Sooo.... Of course planning for Lifep04 for future, but not willing to shell out $5-8k on batteries yet. 

Questions:
I think I can fit up to 12 x 6 or 8 or 12V batteries, but at 60# apiece we are looking at 720# total + 260# for the frame, etc. It is going to be one heavy mother. How will the handling be? 
More ideas?
thanks
Frank


----------



## kek_63 (Apr 20, 2008)

If you can carry the golf cart batteries, they will give you the best range. 72v should easily get you going 50mph.

There is a guy in my area (Windsor, Ontario) who has an ICE trike exactly like you are planning (checkerplate ramp at the back, passenger seat frame flips up to the side, full fairings, etc). I've seen it at a couple of bike shows - will try to track down some pictures. He has done some beautiful fairing work on it.

Keith


----------



## spdas (Nov 28, 2009)

Aloha, here is a photo of my "ice" moped. It is the fifth one I have built, (from 50cc to 250cc) according to whim. This one is capable of 75MPH (120kph). Now I want to build the equivalent EV out of sport bikes.
Any less weight or advantage using Prius car batteries and reconfiguring them to 72vx65AH? Reading about them now in other threads here. Still resisting the plunge to Lithium and concentrating on the trike design now.
thanks

Frank


----------



## john818 (Aug 1, 2008)

That's pretty cool!

I used to see a guy cruising my neighborhood in a sidecar rig. He'd roll his chair into the sidecar and drive it from there! It looked pretty funny with no one sitting on the bike seat!

Lets take a quick look at your layout. If your total weight were 1100 lbs including rider with equal weight distribution, you would haveunder 370 lbs on each wheel. I don't know what your bikes weigh or their capacity, but lets also look at a 450 lb bike with a heavy rider, say 250 lbs. That would total 700 lbs. If it happened to have equal weight distribution, that comes to 350 lbs on each wheel.

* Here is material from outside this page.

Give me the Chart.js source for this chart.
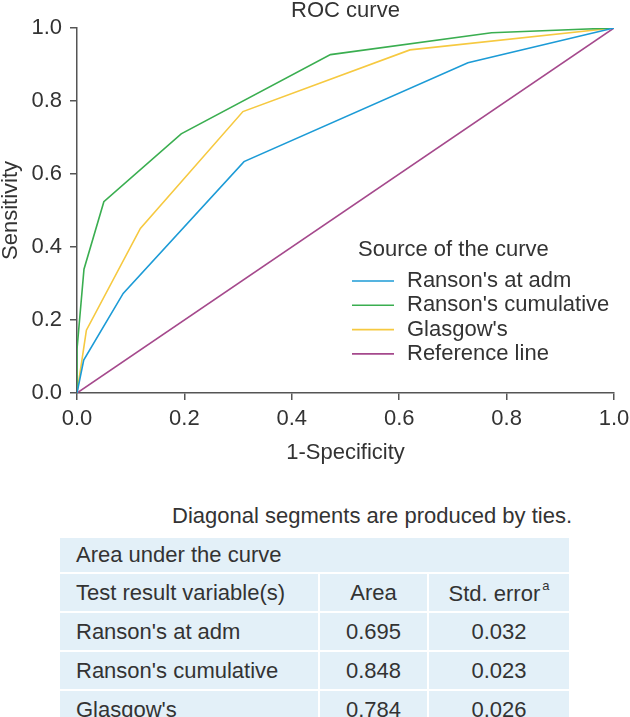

That's fairly close. You might be okay, but you might want to stiffen up the suspension a bit, maybe a lot. Unlike a bike, your trike will have a lot of weight transfer from the inside wheel to the outside wheel under cornering. Weight transfer under braking might be a problem, too. Most heavy braking is done by the front wheel(s), but your single bike tire and brakes might lead to poor braking.

These are just a few thoughts off the top of my head. Don't pay too much attention to them.

After so many builds, I'd bet you know a lot about this stuff, but here's a link to a page I came across a while back called "A Builder's Guide to Trike Design." There's some good info there.
http://www.btinternet.com/~jhpart/bktrikep.htm

Good luck with the build!


----------